Ia lebih mengandalkan pendekatan pragmatis dan hubungan personal, terutama dengan para pemain Brasil seperti Vinicius Jr dan Rodrygo yang sudah sangat akrab dengannya sejak di Madrid.
"Guardiola menciptakan hal-hal yang belum pernah dilakukan sebelumnya. Ancelotti melakukan hampir semua yang sudah pernah dilakukan, dengan sangat baik," tulis Carlos Mansur, jurnalis Brasil.
Pendekatan ini bisa sangat cocok untuk Brasil yang sedang krisis kepercayaan diri dan membutuhkan stabilitas menjelang Piala Dunia.
Perubahan Budaya dan Tantangan
Secara historis, Brasil sangat jarang memercayakan timnasnya kepada pelatih asing. Dalam lebih dari 100 tahun sejarah mereka, hanya tiga pelatih non-Brasil yang pernah menangani Selecao—dan itu pun hanya dalam tujuh pertandingan.
Terakhir kali terjadi pada 1965, saat Filpo Nunez dari Argentina menangani satu laga persahabatan.
Namun, situasi mulai berubah sejak Jorge Jesus, pelatih asal Portugal, meraih sukses besar bersama Flamengo pada 2019. Ia membawa klub tersebut menjuarai liga dan Copa Libertadores dengan gaya main menyerang yang disukai publik Brasil.
Sejak saat itu, pelatih asing mulai diterima di liga domestik, dan kini langkah itu ditiru oleh timnas.
Ancelotti pun akan jadi pelatih asing pertama yang benar-benar berkuasa penuh atas Selecao. Namun, rencananya untuk tetap berbasis di Eropa akan menjadi isu kontroversial di Brasil, negara yang masih menilai kehadiran fisik pelatih sebagai bagian dari komitmen terhadap sepak bola nasional.
Apa yang Bisa Diharapkan?
Ancelotti dikenal mampu membangun tim yang tenang dan solid, bahkan dalam tekanan besar.
Keberhasilannya membawa Real Madrid menjuarai Liga Champions 2022 dengan membalikkan situasi di laga-laga dramatis melawan Chelsea dan Manchester City menunjukkan bahwa ia memiliki resep khusus: keseimbangan emosional dan kecermatan taktis.

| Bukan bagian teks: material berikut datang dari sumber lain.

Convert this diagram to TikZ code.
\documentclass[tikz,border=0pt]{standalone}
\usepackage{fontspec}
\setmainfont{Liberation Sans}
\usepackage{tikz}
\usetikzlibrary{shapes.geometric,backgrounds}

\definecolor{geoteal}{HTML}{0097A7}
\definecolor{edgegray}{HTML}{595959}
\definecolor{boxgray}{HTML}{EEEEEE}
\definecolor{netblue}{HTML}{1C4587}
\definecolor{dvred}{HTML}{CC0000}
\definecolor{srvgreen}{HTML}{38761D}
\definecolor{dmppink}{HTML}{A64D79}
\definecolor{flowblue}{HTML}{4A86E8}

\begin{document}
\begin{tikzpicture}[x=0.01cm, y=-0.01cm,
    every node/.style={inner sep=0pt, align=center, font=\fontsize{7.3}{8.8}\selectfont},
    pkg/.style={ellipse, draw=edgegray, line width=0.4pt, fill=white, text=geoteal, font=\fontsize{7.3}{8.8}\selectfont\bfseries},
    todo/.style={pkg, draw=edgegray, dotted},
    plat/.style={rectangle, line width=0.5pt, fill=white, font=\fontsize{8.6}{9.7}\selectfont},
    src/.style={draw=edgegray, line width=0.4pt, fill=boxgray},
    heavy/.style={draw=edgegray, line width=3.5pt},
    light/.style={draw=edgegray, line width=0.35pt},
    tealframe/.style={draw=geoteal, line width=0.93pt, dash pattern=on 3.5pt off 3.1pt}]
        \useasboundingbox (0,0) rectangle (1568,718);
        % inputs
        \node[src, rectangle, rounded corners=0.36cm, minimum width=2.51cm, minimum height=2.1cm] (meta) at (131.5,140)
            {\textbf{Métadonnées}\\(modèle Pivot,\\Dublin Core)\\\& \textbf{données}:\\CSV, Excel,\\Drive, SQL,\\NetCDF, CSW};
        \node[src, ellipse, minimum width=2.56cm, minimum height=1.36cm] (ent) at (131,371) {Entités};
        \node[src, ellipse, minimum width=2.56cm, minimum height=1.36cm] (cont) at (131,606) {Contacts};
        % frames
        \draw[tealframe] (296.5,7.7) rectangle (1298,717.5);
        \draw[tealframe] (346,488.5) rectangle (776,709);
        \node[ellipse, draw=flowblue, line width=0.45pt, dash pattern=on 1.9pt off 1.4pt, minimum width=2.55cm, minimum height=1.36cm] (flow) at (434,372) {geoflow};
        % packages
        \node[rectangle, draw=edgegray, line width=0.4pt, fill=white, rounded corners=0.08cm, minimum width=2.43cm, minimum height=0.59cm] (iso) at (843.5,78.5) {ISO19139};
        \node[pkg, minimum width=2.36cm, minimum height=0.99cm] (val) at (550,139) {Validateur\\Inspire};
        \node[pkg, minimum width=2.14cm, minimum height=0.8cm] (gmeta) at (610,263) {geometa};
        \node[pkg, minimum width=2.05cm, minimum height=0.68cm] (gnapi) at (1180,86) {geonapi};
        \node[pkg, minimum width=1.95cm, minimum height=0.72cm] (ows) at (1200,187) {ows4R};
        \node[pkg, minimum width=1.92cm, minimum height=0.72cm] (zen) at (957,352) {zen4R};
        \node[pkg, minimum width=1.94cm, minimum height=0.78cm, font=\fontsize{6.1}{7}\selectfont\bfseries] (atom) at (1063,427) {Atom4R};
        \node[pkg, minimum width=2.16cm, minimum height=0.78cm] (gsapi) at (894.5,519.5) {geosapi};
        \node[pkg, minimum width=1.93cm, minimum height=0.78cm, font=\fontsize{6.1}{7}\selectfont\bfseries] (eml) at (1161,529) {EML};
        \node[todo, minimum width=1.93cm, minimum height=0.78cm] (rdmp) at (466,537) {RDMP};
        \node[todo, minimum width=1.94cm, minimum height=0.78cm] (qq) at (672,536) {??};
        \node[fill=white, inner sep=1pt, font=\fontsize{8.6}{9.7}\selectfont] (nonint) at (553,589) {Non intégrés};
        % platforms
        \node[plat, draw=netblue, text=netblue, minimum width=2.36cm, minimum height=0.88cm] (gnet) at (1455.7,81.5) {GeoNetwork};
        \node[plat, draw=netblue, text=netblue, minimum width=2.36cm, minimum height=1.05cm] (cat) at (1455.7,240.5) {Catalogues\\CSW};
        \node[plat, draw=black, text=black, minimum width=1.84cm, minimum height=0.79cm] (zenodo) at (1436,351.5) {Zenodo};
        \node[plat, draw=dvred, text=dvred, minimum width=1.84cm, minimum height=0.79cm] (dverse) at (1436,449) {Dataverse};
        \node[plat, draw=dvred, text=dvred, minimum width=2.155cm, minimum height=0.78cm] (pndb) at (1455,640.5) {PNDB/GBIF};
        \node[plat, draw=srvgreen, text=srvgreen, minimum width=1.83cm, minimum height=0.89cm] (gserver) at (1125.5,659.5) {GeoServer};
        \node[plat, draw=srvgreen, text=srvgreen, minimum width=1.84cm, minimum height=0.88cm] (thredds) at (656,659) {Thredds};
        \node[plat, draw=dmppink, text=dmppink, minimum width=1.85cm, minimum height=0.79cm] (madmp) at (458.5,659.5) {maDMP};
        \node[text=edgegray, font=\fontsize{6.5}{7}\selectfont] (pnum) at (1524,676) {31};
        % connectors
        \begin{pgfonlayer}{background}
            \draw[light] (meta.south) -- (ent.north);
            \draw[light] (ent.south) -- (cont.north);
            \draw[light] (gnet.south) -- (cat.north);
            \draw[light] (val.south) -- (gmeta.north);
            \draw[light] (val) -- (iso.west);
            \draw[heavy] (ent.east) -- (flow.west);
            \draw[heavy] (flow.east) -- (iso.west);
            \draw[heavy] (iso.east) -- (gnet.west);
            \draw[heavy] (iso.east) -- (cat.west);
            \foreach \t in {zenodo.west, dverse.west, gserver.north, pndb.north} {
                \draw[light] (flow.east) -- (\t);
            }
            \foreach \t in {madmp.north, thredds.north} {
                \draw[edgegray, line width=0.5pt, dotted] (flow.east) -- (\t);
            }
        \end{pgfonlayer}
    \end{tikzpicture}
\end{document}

Gaya permainan yang ia usung di Milan—terstruktur, elegan, dan defensif, tetapi tetap berbahaya saat menyerang—mampu menyatukan pragmatisme dan kreativitas. Di Madrid, ia memberi ruang bagi Vinicius Jr dan Rodrygo untuk mengekspresikan diri, sambil menjaga disiplin kolektif.

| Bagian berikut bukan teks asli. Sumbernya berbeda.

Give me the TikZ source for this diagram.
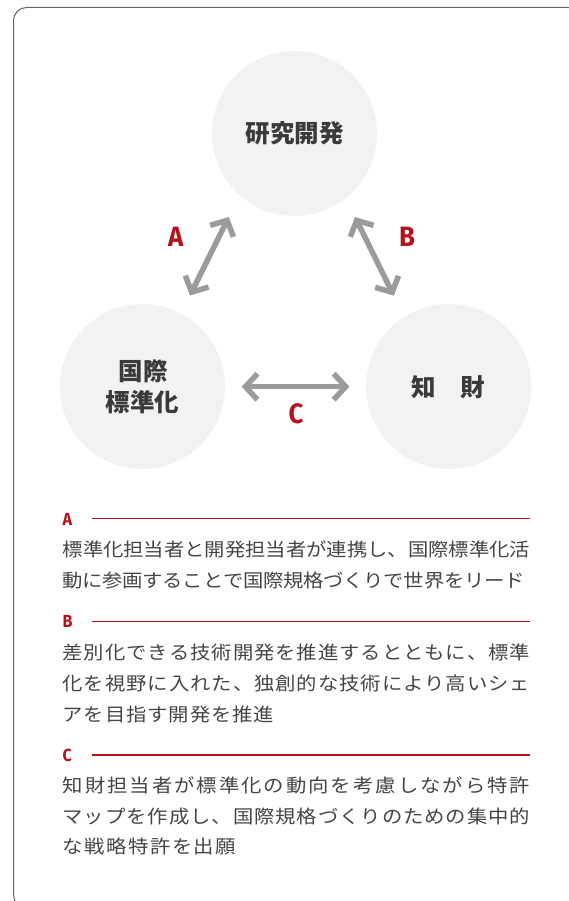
\documentclass[tikz,border=0pt]{standalone}
\usepackage{fontspec}
\usetikzlibrary{arrows.meta}
\newfontfamily\bodyfont{Noto Sans CJK JP}[FakeStretch=1.1]
\newfontfamily\circfont{Noto Sans CJK JP}
\newfontfamily\latfont{Fira Sans}[FakeStretch=0.92]
\definecolor{txtc}{HTML}{454545}
\definecolor{circtxt}{HTML}{3A3A3A}
\definecolor{fillc}{HTML}{F1F2F2}
\definecolor{arrc}{HTML}{9B9B9B}
\definecolor{accred}{HTML}{B4121D}
\definecolor{framec}{HTML}{666666}
\ExplSyntaxOn
\NewDocumentCommand\jline{m m}
  {
    \hbox_to_wd:nn {#1}
      {
        \skip_horizontal:n {0pt~plus~-1fil}
        \tl_map_inline:nn {#2} { \skip_horizontal:n {0pt~plus~1fil~minus~1pt} ##1 }
      }
  }
\ExplSyntaxOff
\begin{document}
\begin{tikzpicture}[x=1pt,y=-1pt,
  framebox/.style={draw=framec,line width=1pt,rounded corners=13pt},
  circ/.style={circle,fill=fillc,draw=none,minimum size=165pt,inner sep=0pt},
  ctext/.style={font=\circfont\bfseries\fontsize{24.5}{28}\selectfont,text=circtxt,inner sep=0pt,anchor=base},
  biglab/.style={font=\latfont\bfseries\fontsize{28}{30}\selectfont,text=accred,inner sep=0pt,anchor=base},
  smalllab/.style={font=\latfont\bfseries\fontsize{17.5}{19}\selectfont,text=accred,inner sep=0pt,anchor=base west},
  rule/.style={draw=accred,line width=1.2pt},
  bodyline/.style={font=\bodyfont\fontsize{18.5}{21}\selectfont,text=txtc,inner sep=0pt,anchor=base west},
  biarrow/.style={draw=arrc,line width=5.5pt,
    {Straight Barb[length=12pt,width=26pt]}-{Straight Barb[length=12pt,width=26pt]}}
]
\useasboundingbox (0,0) rectangle (569,901);
\clip (0,0) rectangle (569,901);
\draw[framebox] (13.5,7.5) rectangle (581,908);

% circles
\node[circ] (rd) at (294.5,133.5) {};
\node[circ] (std) at (142.4,386.5) {};
\node[circ] (ip) at (448.7,386.5) {};

\node[ctext] (rdt) at (294.5,143) {研究開発};
\node[ctext] (stdt1) at (143.4,380) {国際};
\node[ctext] (stdt2) at (142.4,411.5) {標準化};
\node[ctext] (ipt) at (448.5,396) {知　財};

% arrows
\coordinate (a1) at (190,295.5);
\coordinate (a2) at (228.8,217);
\coordinate (b1) at (355,217);
\coordinate (b2) at (393.8,295.7);
\coordinate (c1) at (241.7,386.7);
\coordinate (c2) at (349.4,386.7);
\draw[biarrow] (a1) -- (a2);
\draw[biarrow] (b1) -- (b2);
\draw[biarrow] (c1) -- (c2);

\node[biglab] (la) at (175.6,246.7) {A};
\node[biglab] (lb) at (407,246.7) {B};
\node[biglab] (lc) at (296,423.5) {C};

% descriptions
\node[smalllab] (ta) at (62.5,525) {A};
\draw[rule] (92,518.5) -- (530,518.5);
\node[bodyline] (ta1) at (62.5,556.5) {\jline{467.5pt}{標準化担当者と開発担当者が連携し、国際標準化活}};
\node[bodyline] (ta2) at (62.5,587) {\jline{462pt}{動に参画することで国際規格づくりで世界をリード}};

\node[smalllab] (tb) at (62.5,627.5) {B};
\draw[rule] (92,621.5) -- (530,621.5);
\node[bodyline] (tb1) at (62.5,659.7) {\jline{467.5pt}{差別化できる技術開発を推進するとともに、標準}};
\node[bodyline] (tb2) at (62.5,690.3) {\jline{467.5pt}{化を視野に入れた、独創的な技術により高いシェ}};
\node[bodyline] (tb3) at (62.5,721) {\jline{211.6pt}{アを目指す開発を推進}};

\node[smalllab] (tc) at (62.5,761) {C};
\draw[rule] (92,755) -- (530,755);
\node[bodyline] (tc1) at (62.5,792) {\jline{467.5pt}{知財担当者が標準化の動向を考慮しながら特許}};
\node[bodyline] (tc2) at (62.5,823.7) {\jline{467.5pt}{マップを作成し、国際規格づくりのための集中的}};
\node[bodyline] (tc3) at (62.5,853.7) {\jline{173.5pt}{な戦略特許を出願}};
\end{tikzpicture}
\end{document}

"Vinicius sangat menyukai bekerja dengannya. Ia pasti senang dengan penunjukan ini," ujar Vickery.
Nama-nama seperti Casemiro pun mungkin akan kembali ke panggung utama untuk menambal kelemahan Brasil di lini tengah. Dan jika Ancelotti mampu mengeluarkan performa terbaik Vinicius—yang sejauh ini belum konsisten di timnas—maka, sebagian beban besar tim bisa dikurangi.
"Ancelotti akan jadi penangkal kritik publik—itu akan mengurangi tekanan bagi para pemain," kata Vickery lagi.
"Meski ada pihak di komunitas pelatih Brasil yang berharap ia gagal, para pemain justru jadi yang paling tidak terdampak."
Momen Penentu
Penunjukan Ancelotti adalah momen besar. Ini bukan sekadar pergantian pelatih, tetapi titik balik dalam sejarah sepak bola Brasil. Ia datang bukan hanya untuk memperbaiki tim, tetapi juga mengubah cara dunia memandang identitas sepak bola Brasil di era modern.
Dan jika ia berhasil—mengembalikan kejayaan, mengangkat trofi, dan membangun kembali rasa percaya diri di tanah kelahiran jogo bonito—maka, sejarah akan mencatatnya bukan hanya sebagai pelatih yang berhasil memulihkan kejayaan Brasil, tetapi juga sebagai sosok yang mengubah cara dunia memandang sepak bola Brasil — bukan lagi sekadar soal gaya bermain indah, tetapi juga soal kedewasaan, kedisiplinan, dan efektivitas.
Ancelotti bisa menjadikan 'Brasil' bukan hanya identitas lama yang romantis, melainkan kekuatan modern yang relevan dan ditakuti kembali.